[begin INFORMATION SHOWN]
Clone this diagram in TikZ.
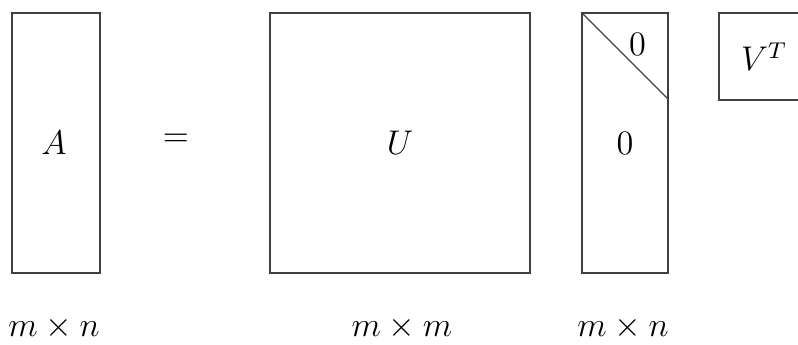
\documentclass[tikz,border=0pt]{standalone}
\begin{document}
\begin{tikzpicture}[x=0.35pt,y=-0.35pt,
  mat/.style={draw=black!75,line width=0.45pt},
  txt/.style={inner sep=0pt,font=\large}]
\clip (0,0) rectangle (798,345);
\useasboundingbox (0,0) rectangle (798,345);
% A
\draw[mat] (12,13) rectangle (100,273);
\node[txt] (A) at (54,143) {$A$};
\node[txt] (eq) at (176,140) {$=$};
% U
\draw[mat] (270,13) rectangle (530,273);
\node[txt] (U) at (400,143) {$U$};
% Sigma
\draw[mat] (582,13) rectangle (668,273);
\draw[mat] (582,13) -- (668,99);
\node[txt] (z1) at (637.5,44) {$0$};
\node[txt] (z2) at (625,143) {$0$};
% V^T
\draw[mat] (719,13) rectangle (806,100);
\node[txt,anchor=base] (V) at (764,71) {$V^T$};
% dims
\node[txt,anchor=base] (d1) at (54,336) {$m\times n$};
\node[txt,anchor=base] (d2) at (402,336) {$m\times m$};
\node[txt,anchor=base] (d3) at (623,336) {$m\times n$};
\end{tikzpicture}
\end{document}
[end INFORMATION SHOWN]
## PROBLEM REQUIREMENTS
Print the listing above in full, exactly as written. Omit any pictures.

## RIGHT ANSWER
Clone this diagram in TikZ.
\documentclass[tikz,border=0pt]{standalone}
\begin{document}
\begin{tikzpicture}[x=0.35pt,y=-0.35pt,
  mat/.style={draw=black!75,line width=0.45pt},
  txt/.style={inner sep=0pt,font=\large}]
\clip (0,0) rectangle (798,345);
\useasboundingbox (0,0) rectangle (798,345);
% A
\draw[mat] (12,13) rectangle (100,273);
\node[txt] (A) at (54,143) {$A$};
\node[txt] (eq) at (176,140) {$=$};
% U
\draw[mat] (270,13) rectangle (530,273);
\node[txt] (U) at (400,143) {$U$};
% Sigma
\draw[mat] (582,13) rectangle (668,273);
\draw[mat] (582,13) -- (668,99);
\node[txt] (z1) at (637.5,44) {$0$};
\node[txt] (z2) at (625,143) {$0$};
% V^T
\draw[mat] (719,13) rectangle (806,100);
\node[txt,anchor=base] (V) at (764,71) {$V^T$};
% dims
\node[txt,anchor=base] (d1) at (54,336) {$m\times n$};
\node[txt,anchor=base] (d2) at (402,336) {$m\times m$};
\node[txt,anchor=base] (d3) at (623,336) {$m\times n$};
\end{tikzpicture}
\end{document}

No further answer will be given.